## [GOAL OF THE EXERCISE]
Report every line in the listing below where the string "this" shows up.

## [DATA SHOWN]

▬▬▬▬▬▬

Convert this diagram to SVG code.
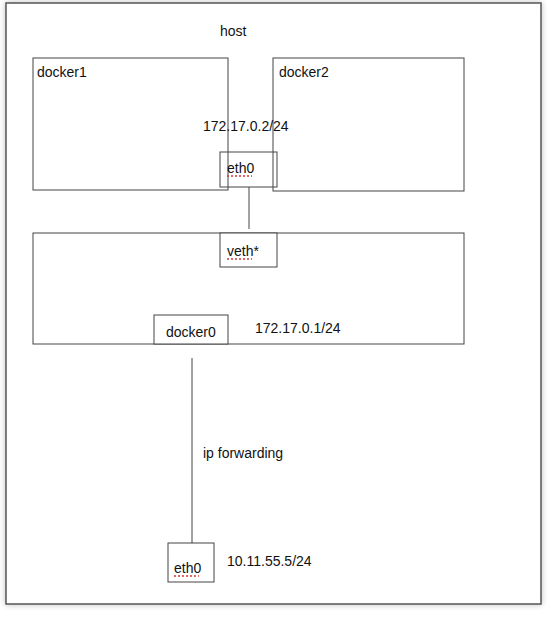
<svg xmlns="http://www.w3.org/2000/svg" width="557" height="618" viewBox="0 0 557 618">
<defs>
<filter id="sh" x="-5%" y="-5%" width="110%" height="110%">
<feGaussianBlur in="SourceAlpha" stdDeviation="3"/>
<feComponentTransfer><feFuncA type="linear" slope="0.25"/></feComponentTransfer>
<feMerge><feMergeNode/><feMergeNode in="SourceGraphic"/></feMerge>
</filter>
</defs>
<style>
.box{fill:#fff;stroke:#444;stroke-width:1}
.fr{fill:#fff;stroke:#555;stroke-width:1.5}
.t{font-family:"Liberation Sans",Arial,sans-serif;font-size:14px;fill:#111}
.ln{stroke:#444;stroke-width:1;fill:none}
.sq{stroke:#d33;stroke-width:1.5;stroke-dasharray:2 2;fill:none}
</style>
<rect width="557" height="618" fill="#fff"/>
<g id="host">
<rect class="fr" x="6" y="3" width="535" height="601" filter="url(#sh)"/>
<text class="t" x="220" y="36">host</text>
</g>
<g id="docker1">
<rect class="box" x="33" y="58" width="195" height="132"/>
<text class="t" x="37" y="77">docker1</text>
</g>
<g id="docker2">
<rect class="box" x="273" y="58" width="191" height="133"/>
<text class="t" x="279" y="77">docker2</text>
</g>
<g id="bridge">
<rect class="box" x="33" y="233" width="431" height="111"/>
</g>
<text class="t" x="203" y="131">172.17.0.2/24</text>
<g id="eth0-top">
<rect class="box" x="220" y="152" width="57" height="35" fill="none" style="fill:none"/>
<text class="t" x="227" y="173">eth0</text>
<path class="sq" d="M227 176H252"/>
</g>
<g id="veth">
<rect class="box" x="220" y="233" width="57" height="34"/>
<text class="t" x="227" y="256">veth*</text>
<path class="sq" d="M227 259H252"/>
</g>
<g id="docker0">
<rect class="box" x="154" y="315" width="74" height="29"/>
<text class="t" x="166" y="337">docker0</text>
</g>
<text class="t" x="255" y="333">172.17.0.1/24</text>
<g id="eth0-host">
<rect class="box" x="168" y="543" width="46" height="39"/>
<text class="t" x="174" y="573">eth0</text>
<path class="sq" d="M174 576H199"/>
</g>
<text class="t" x="227" y="566">10.11.55.5/24</text>
<g id="connectors">
<path class="ln" d="M249 187V229"/>
<path class="ln" d="M192 358V543"/>
</g>
<text class="t" x="203" y="458">ip forwarding</text>
</svg>
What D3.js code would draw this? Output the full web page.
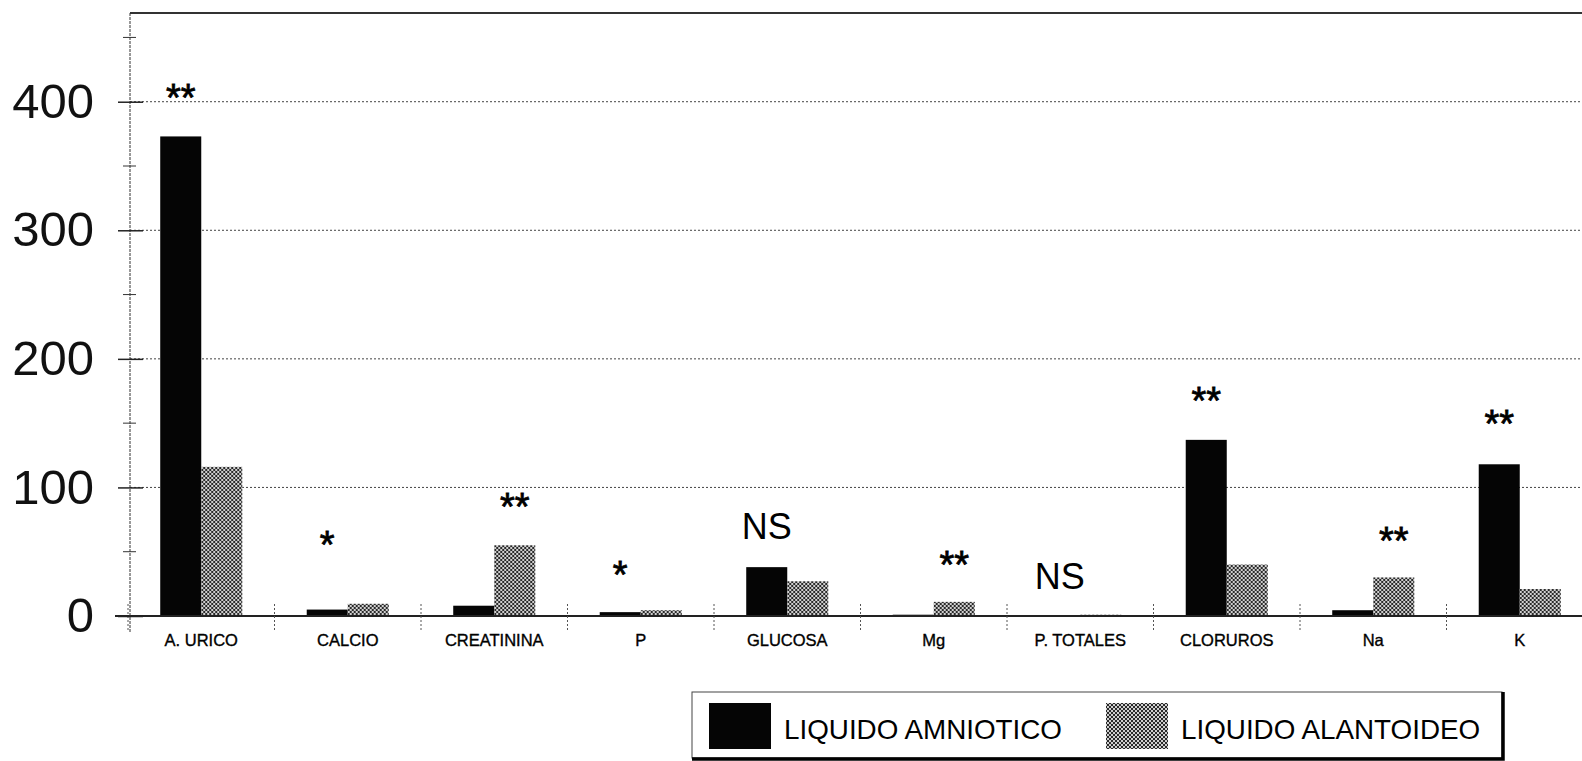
<!DOCTYPE html>
<html>
<head>
<meta charset="utf-8">
<script src="https://cdnjs.cloudflare.com/ajax/libs/d3/7.8.5/d3.min.js"></script>
<style>
  body { margin: 0; background: #fff; }
  svg { display: block; font-family: "Liberation Sans", Arial, sans-serif; }
</style>
</head>
<body>
<div id="chart"></div>
<script>
// data
var categories = ["A. URICO", "CALCIO", "CREATININA", "P", "GLUCOSA", "Mg", "P. TOTALES", "CLORUROS", "Na", "K"];
var series = ["LIQUIDO AMNIOTICO", "LIQUIDO ALANTOIDEO"];
var amniotico = [373, 5, 8, 3, 38, 1, 0.5, 137, 4.5, 118];
var alantoideo = [116, 9.5, 55, 4.5, 27, 11, 1, 40, 30, 21];
var yTicks = [0, 100, 200, 300, 400];
var yMinor = [50, 150, 250, 350, 450];
// significance marks: text, bar it sits over, level of its centre
var marks = ["**", "*", "**", "*", "NS", "**", "NS", "**", "**", "**"];
var markSeries = [0, 0, 1, 0, 0, 1, 0, 0, 1, 0];
var markLevel = [410, 62, 92, 39, 70, 47, 31, 174, 65, 156];

var W = 1582, H = 761;
var axisX = 130, baseY = 616, topY = 13;

var svg = d3.select("#chart").append("svg")
    .attr("width", W)
    .attr("height", H);

// hatched fill of the second series
var defs = svg.append("defs");
var pat = defs.append("pattern")
    .attr("id", "hatch")
    .attr("patternUnits", "userSpaceOnUse")
    .attr("width", 4)
    .attr("height", 4);
pat.append("rect").attr("width", 4).attr("height", 4).attr("fill", "#cfcfcf");
pat.append("path")
    .attr("d", "M0,0 L4,4 M4,0 L0,4")
    .attr("stroke", "#2a2a2a")
    .attr("stroke-width", 1);

var y = d3.scaleLinear().domain([0, 469]).range([baseY, topY]);

var x = d3.scaleBand()
    .domain(categories)
    .range([128, 1593])
    .paddingInner(0.44)
    .paddingOuter(0.22);
var xs = d3.scaleBand().domain(series).range([0, x.bandwidth()]);
var gap = (x.step() - x.bandwidth()) / 2;

// grid
svg.append("g").selectAll("line")
    .data(yTicks.filter(function(d) { return d > 0; }))
    .join("line")
    .attr("x1", axisX).attr("x2", W)
    .attr("y1", function(d) { return y(d); })
    .attr("y2", function(d) { return y(d); })
    .attr("stroke", "#444")
    .attr("stroke-width", 1)
    .attr("stroke-dasharray", "2,2");

// top frame
svg.append("line")
    .attr("x1", axisX).attr("x2", W)
    .attr("y1", topY).attr("y2", topY)
    .attr("stroke", "#333").attr("stroke-width", 2);

// bars
var values = [amniotico, alantoideo];
var groups = svg.append("g").selectAll("g")
    .data(categories)
    .join("g")
    .attr("transform", function(d) { return "translate(" + x(d) + ",0)"; });

groups.selectAll("rect")
    .data(function(d, i) { return series.map(function(s, j) { return {s: s, v: values[j][i]}; }); })
    .join("rect")
    .attr("x", function(d) { return xs(d.s); })
    .attr("width", xs.bandwidth())
    .attr("y", function(d) { return y(d.v); })
    .attr("height", function(d) { return baseY - y(d.v); })
    .attr("fill", function(d, j) { return j == 0 ? "#050505" : "url(#hatch)"; });

// x baseline and separators
svg.append("line")
    .attr("x1", 115).attr("x2", W)
    .attr("y1", baseY).attr("y2", baseY)
    .attr("stroke", "#222").attr("stroke-width", 2);

svg.append("g").selectAll("line")
    .data(categories)
    .join("line")
    .attr("x1", function(d) { return x(d) - gap; })
    .attr("x2", function(d) { return x(d) - gap; })
    .attr("y1", 604).attr("y2", 630)
    .attr("stroke", "#555")
    .attr("stroke-dasharray", "2,2");

// x labels
var xAxis = svg.append("g")
    .attr("transform", "translate(0," + baseY + ")")
    .call(d3.axisBottom(x).tickSize(0).tickPadding(18));
xAxis.select(".domain").remove();
xAxis.selectAll("text")
    .attr("font-family", "'Liberation Sans', Arial, sans-serif")
    .attr("font-size", 16.5)
    .attr("fill", "#000")
    .attr("stroke", "#000")
    .attr("stroke-width", 0.35);

// y axis
svg.append("line")
    .attr("x1", axisX).attr("x2", axisX)
    .attr("y1", topY).attr("y2", 632)
    .attr("stroke", "#333")
    .attr("stroke-dasharray", "3,1");

var yAxis = svg.append("g")
    .attr("transform", "translate(" + axisX + ",0)")
    .call(d3.axisLeft(y).tickValues(yTicks).tickSize(12).tickPadding(24));
yAxis.select(".domain").remove();
yAxis.selectAll(".tick line").attr("x1", -12).attr("x2", 13).attr("stroke", "#222").attr("stroke-width", 1.5);
yAxis.selectAll("text")
    .attr("font-family", "'Liberation Sans', Arial, sans-serif")
    .attr("font-size", 49)
    .attr("fill", "#111");

svg.append("g").selectAll("line")
    .data(yMinor)
    .join("line")
    .attr("x1", axisX - 7).attr("x2", axisX + 6)
    .attr("y1", function(d) { return y(d); })
    .attr("y2", function(d) { return y(d); })
    .attr("stroke", "#333");

// significance marks
svg.append("g").selectAll("text")
    .data(categories)
    .join("text")
    .attr("x", function(d, i) { return x(d) + xs(series[markSeries[i]]) + xs.bandwidth() / 2; })
    .attr("y", function(d, i) {
        return marks[i] == "NS" ? y(markLevel[i]) + 13 : y(markLevel[i]) + 22;
    })
    .attr("text-anchor", "middle")
    .attr("font-size", function(d, i) { return marks[i] == "NS" ? 36 : 38; })
    .attr("fill", "#000")
    .attr("stroke", "#000")
    .attr("stroke-width", function(d, i) { return marks[i] == "NS" ? 0 : 0.8; })
    .text(function(d, i) { return marks[i]; });

// legend
var lg = svg.append("g");
lg.append("rect")
    .attr("x", 692).attr("y", 692)
    .attr("width", 810).attr("height", 66)
    .attr("fill", "#fff")
    .attr("stroke", "#444").attr("stroke-width", 1);
lg.append("path")
    .attr("d", "M1503,692 L1503,759 L692,759")
    .attr("fill", "none")
    .attr("stroke", "#000").attr("stroke-width", 3.5);

var legendX = [709, 1106];
var items = lg.selectAll("g.item")
    .data(series)
    .join("g")
    .attr("class", "item")
    .attr("transform", function(d, i) { return "translate(" + legendX[i] + ",703)"; });
items.append("rect")
    .attr("width", 62).attr("height", 46)
    .attr("fill", function(d, i) { return i == 0 ? "#050505" : "url(#hatch)"; });
items.append("text")
    .attr("x", 75).attr("y", 36)
    .attr("font-size", 27.8)
    .attr("fill", "#000")
    .text(function(d) { return d; });
</script>
</body>
</html>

▬▬▬▬▬▬

## [EXERCISE RESPONSE]
Convert this diagram to SVG code.
What D3.js code would draw this? Output the full web page.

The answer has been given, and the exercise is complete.